# WORK TO BE COMPLETED
Within the records below, find each line that holds the string "using", then copy it.
━━ INFORMATION GIVEN ━━
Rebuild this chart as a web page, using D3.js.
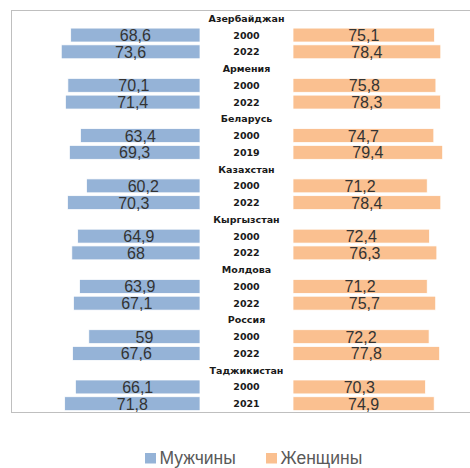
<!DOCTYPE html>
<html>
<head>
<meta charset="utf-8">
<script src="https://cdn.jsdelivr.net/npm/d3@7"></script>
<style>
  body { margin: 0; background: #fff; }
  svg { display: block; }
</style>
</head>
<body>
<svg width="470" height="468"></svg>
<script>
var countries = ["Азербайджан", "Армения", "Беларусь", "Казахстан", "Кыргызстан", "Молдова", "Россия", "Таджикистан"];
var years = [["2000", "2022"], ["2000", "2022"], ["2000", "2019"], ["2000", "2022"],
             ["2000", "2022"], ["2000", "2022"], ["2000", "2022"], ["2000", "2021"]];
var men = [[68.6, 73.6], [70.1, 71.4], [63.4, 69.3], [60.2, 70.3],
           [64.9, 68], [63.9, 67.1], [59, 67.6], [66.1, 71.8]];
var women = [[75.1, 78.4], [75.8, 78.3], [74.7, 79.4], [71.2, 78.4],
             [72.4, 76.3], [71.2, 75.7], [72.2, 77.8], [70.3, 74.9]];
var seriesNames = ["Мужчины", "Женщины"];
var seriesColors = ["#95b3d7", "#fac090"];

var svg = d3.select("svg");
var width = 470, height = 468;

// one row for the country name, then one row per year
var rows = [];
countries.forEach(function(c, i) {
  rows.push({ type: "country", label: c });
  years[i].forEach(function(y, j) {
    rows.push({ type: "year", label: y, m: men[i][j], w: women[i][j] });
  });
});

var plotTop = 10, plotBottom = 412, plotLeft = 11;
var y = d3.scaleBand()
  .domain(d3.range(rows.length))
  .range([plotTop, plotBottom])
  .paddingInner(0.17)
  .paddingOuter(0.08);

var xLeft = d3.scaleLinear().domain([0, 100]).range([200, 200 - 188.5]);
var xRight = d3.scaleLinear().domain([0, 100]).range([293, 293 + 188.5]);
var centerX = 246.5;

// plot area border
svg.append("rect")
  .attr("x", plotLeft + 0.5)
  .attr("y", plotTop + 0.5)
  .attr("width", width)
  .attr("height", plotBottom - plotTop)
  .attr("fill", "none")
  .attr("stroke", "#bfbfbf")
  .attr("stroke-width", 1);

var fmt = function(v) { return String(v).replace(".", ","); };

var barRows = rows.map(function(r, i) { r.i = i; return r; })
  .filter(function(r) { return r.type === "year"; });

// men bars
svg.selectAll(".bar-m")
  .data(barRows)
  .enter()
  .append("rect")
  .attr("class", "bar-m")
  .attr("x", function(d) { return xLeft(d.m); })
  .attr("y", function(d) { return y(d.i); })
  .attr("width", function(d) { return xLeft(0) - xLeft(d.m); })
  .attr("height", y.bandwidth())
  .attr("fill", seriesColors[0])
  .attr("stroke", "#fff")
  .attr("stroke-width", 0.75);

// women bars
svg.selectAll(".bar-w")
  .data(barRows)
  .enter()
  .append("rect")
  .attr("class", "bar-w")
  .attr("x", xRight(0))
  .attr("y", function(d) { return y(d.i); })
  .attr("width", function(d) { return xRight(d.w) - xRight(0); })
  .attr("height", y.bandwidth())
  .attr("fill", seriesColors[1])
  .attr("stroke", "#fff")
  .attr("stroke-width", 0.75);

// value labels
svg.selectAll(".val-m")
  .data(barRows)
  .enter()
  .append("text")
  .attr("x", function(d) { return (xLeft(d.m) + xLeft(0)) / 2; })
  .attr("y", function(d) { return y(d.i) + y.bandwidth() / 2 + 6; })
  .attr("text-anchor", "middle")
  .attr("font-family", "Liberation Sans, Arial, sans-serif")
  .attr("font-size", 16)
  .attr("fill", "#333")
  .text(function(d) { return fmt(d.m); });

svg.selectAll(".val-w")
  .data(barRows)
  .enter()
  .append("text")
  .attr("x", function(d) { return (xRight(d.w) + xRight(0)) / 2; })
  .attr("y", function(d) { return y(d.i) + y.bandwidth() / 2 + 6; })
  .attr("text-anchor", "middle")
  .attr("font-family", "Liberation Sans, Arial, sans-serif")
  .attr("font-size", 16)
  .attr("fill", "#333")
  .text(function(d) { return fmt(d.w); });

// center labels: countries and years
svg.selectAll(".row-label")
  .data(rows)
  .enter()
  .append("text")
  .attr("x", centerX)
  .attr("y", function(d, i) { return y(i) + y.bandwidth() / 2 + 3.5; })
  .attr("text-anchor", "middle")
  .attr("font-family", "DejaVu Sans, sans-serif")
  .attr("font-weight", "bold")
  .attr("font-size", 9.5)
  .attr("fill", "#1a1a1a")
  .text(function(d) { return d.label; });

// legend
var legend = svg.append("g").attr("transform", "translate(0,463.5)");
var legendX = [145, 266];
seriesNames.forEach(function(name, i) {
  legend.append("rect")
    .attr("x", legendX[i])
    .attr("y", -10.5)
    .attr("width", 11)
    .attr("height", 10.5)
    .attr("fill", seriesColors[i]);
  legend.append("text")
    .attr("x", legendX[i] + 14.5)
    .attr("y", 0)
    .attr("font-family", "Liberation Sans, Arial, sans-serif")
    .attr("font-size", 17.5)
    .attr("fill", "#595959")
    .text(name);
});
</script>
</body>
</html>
━━━
━━ INFORMATION GIVEN ━━
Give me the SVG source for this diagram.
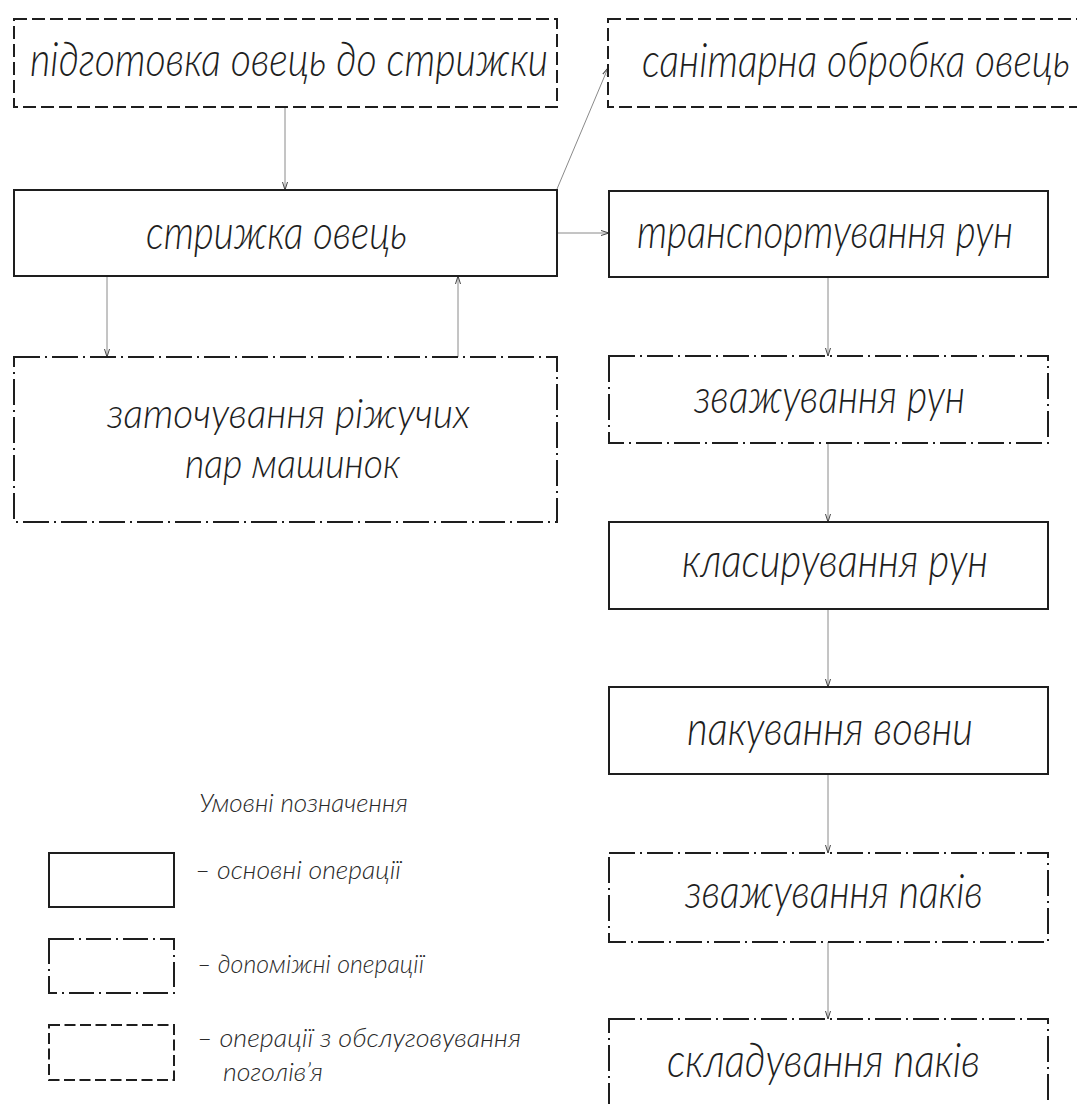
━━━
━━ INFORMATION GIVEN ━━
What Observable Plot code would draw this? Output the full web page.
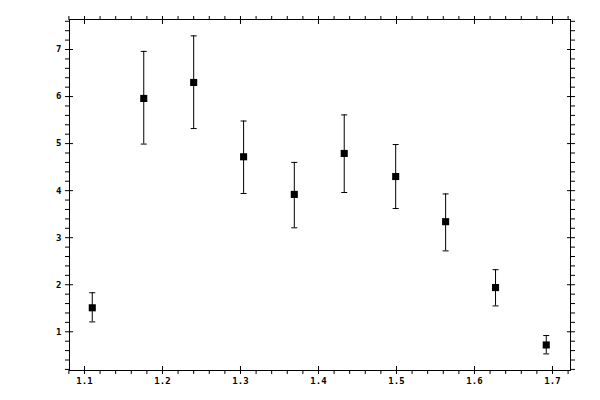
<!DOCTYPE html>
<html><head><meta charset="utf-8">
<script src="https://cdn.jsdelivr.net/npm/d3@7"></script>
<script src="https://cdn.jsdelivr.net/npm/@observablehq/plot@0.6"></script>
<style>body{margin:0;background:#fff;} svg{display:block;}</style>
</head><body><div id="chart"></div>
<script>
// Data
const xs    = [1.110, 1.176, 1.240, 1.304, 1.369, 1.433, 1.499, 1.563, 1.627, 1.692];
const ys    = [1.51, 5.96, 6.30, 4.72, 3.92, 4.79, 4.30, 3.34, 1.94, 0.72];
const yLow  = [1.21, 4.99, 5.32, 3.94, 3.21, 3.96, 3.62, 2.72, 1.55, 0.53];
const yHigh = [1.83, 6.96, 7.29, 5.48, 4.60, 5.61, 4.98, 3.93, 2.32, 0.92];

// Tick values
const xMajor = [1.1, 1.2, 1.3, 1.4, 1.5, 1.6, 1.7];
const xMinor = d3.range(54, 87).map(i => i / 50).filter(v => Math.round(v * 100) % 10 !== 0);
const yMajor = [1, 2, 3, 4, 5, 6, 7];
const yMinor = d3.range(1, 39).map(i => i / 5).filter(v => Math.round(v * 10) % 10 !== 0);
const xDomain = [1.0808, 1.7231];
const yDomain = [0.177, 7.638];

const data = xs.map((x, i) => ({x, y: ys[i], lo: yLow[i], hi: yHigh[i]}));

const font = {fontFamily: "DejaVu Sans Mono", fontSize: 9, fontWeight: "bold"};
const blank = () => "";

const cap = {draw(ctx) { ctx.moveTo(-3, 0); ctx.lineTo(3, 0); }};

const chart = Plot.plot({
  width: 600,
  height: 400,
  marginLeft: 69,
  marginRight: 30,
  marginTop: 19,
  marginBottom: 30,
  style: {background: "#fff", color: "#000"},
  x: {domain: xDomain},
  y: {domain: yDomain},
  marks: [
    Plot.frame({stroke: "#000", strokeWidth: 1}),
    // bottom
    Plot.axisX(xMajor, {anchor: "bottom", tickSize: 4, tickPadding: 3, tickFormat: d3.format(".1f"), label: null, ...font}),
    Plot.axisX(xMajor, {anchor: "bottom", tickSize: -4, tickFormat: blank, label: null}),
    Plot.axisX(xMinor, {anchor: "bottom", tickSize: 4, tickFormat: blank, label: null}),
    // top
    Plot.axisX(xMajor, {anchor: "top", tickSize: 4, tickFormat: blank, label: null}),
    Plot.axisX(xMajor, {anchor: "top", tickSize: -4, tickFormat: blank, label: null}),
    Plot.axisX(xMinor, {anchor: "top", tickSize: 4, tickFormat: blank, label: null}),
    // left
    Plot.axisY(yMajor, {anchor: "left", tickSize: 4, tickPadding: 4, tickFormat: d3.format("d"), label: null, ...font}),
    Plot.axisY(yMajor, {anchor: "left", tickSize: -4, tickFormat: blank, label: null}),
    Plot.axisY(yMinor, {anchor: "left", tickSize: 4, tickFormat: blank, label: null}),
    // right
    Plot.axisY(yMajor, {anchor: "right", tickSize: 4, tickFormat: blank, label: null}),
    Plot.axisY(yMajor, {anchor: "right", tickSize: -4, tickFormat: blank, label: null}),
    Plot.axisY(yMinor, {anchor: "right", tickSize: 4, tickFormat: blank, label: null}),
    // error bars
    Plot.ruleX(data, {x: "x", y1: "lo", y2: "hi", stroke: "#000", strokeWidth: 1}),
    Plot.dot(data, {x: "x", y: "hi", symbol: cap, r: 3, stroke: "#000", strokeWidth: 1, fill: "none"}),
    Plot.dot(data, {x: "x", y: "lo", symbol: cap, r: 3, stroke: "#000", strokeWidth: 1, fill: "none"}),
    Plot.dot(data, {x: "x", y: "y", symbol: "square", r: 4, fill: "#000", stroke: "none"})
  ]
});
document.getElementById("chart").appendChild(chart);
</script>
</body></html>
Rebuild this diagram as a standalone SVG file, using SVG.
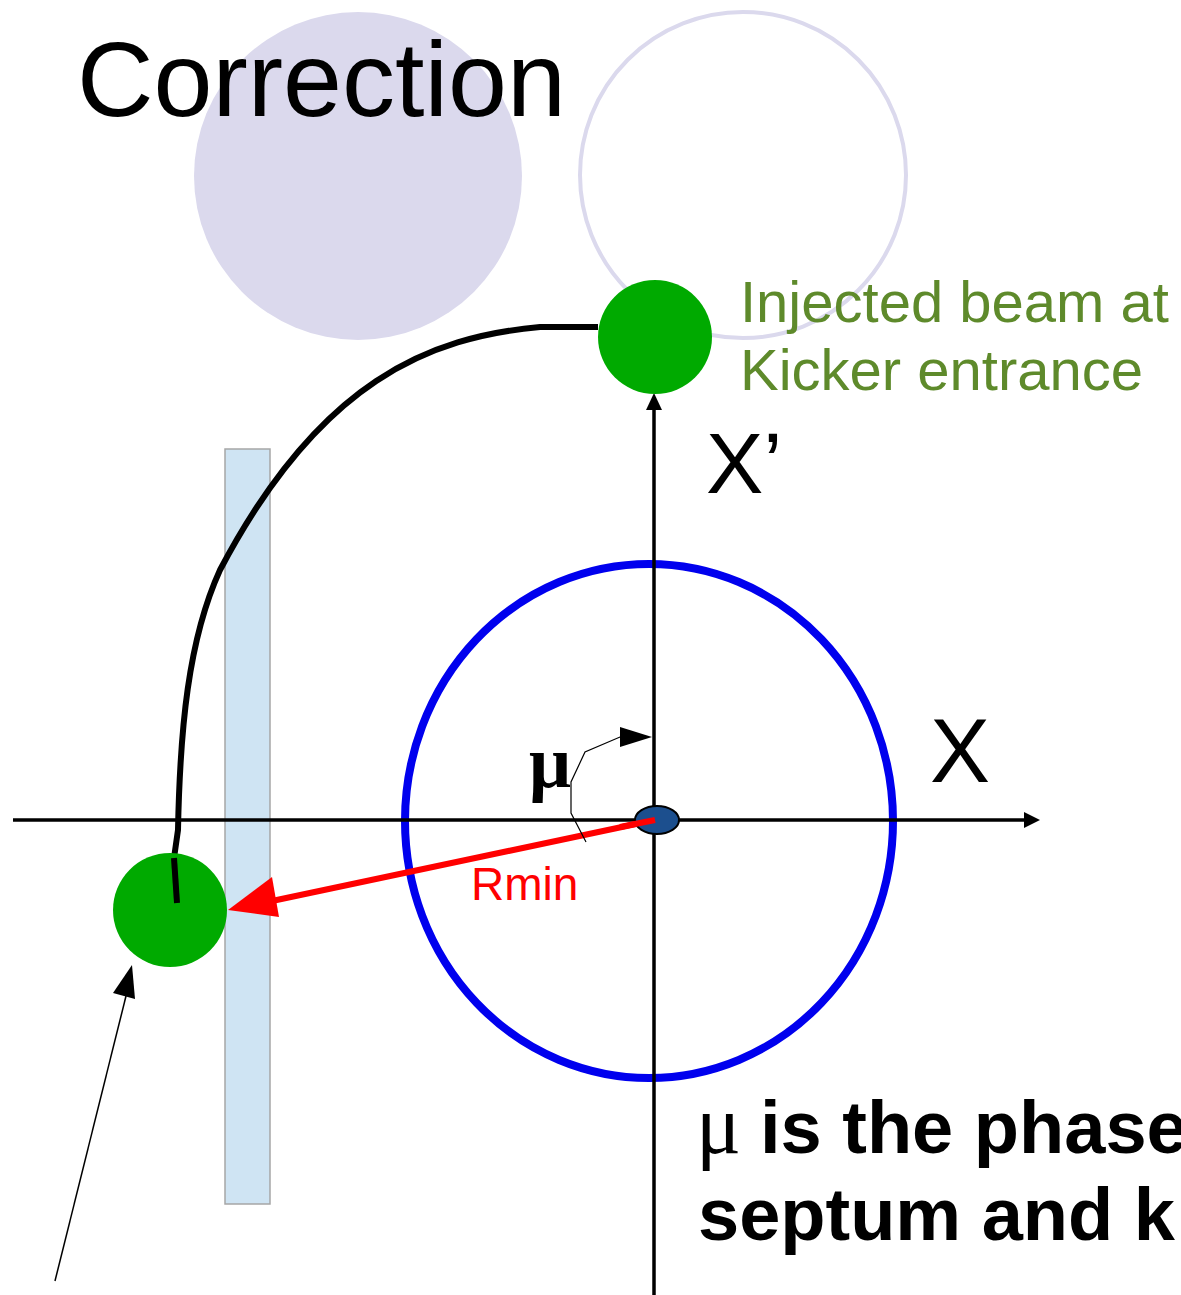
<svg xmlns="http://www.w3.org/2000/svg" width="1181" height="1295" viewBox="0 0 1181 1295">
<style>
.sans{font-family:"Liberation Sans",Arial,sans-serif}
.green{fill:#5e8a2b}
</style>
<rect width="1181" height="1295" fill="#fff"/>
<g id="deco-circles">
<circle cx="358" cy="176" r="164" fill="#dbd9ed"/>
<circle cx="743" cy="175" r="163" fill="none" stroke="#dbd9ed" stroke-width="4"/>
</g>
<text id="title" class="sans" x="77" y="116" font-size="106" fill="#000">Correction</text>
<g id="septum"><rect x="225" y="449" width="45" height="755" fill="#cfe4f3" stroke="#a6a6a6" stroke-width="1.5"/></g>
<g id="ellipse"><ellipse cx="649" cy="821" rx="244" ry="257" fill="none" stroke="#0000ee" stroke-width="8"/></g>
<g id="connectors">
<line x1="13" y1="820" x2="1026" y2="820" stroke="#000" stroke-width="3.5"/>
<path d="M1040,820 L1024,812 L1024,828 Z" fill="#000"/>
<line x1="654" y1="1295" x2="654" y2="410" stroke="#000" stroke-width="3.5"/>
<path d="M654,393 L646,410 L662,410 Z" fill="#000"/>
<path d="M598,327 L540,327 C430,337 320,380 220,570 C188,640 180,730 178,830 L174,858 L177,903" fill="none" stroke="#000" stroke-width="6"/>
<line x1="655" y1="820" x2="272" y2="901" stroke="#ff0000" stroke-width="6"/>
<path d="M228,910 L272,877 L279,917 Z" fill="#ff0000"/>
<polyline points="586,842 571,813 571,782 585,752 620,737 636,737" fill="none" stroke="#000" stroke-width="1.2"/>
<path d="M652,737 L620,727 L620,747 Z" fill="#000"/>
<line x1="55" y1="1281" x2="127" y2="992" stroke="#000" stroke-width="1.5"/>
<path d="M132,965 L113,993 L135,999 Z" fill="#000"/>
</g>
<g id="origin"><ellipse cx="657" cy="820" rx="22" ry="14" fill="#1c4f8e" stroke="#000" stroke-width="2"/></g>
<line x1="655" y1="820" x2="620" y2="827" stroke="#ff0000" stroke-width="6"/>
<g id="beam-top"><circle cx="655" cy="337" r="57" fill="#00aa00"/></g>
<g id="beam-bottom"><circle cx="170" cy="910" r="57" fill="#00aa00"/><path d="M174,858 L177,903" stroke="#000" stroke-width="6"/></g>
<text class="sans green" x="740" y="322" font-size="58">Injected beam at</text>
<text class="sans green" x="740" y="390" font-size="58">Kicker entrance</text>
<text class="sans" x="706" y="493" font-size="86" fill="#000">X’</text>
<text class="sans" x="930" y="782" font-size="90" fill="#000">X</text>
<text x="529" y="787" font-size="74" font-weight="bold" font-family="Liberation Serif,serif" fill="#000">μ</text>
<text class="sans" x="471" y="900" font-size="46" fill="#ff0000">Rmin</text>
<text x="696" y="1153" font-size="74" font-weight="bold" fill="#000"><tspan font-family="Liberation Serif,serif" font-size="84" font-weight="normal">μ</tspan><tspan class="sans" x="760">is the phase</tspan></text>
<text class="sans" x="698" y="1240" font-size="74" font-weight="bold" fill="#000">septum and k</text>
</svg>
━━━
# EXPECTED ANSWER
Rebuild this chart as a web page, using D3.js.
Rebuild this diagram as a standalone SVG file, using SVG.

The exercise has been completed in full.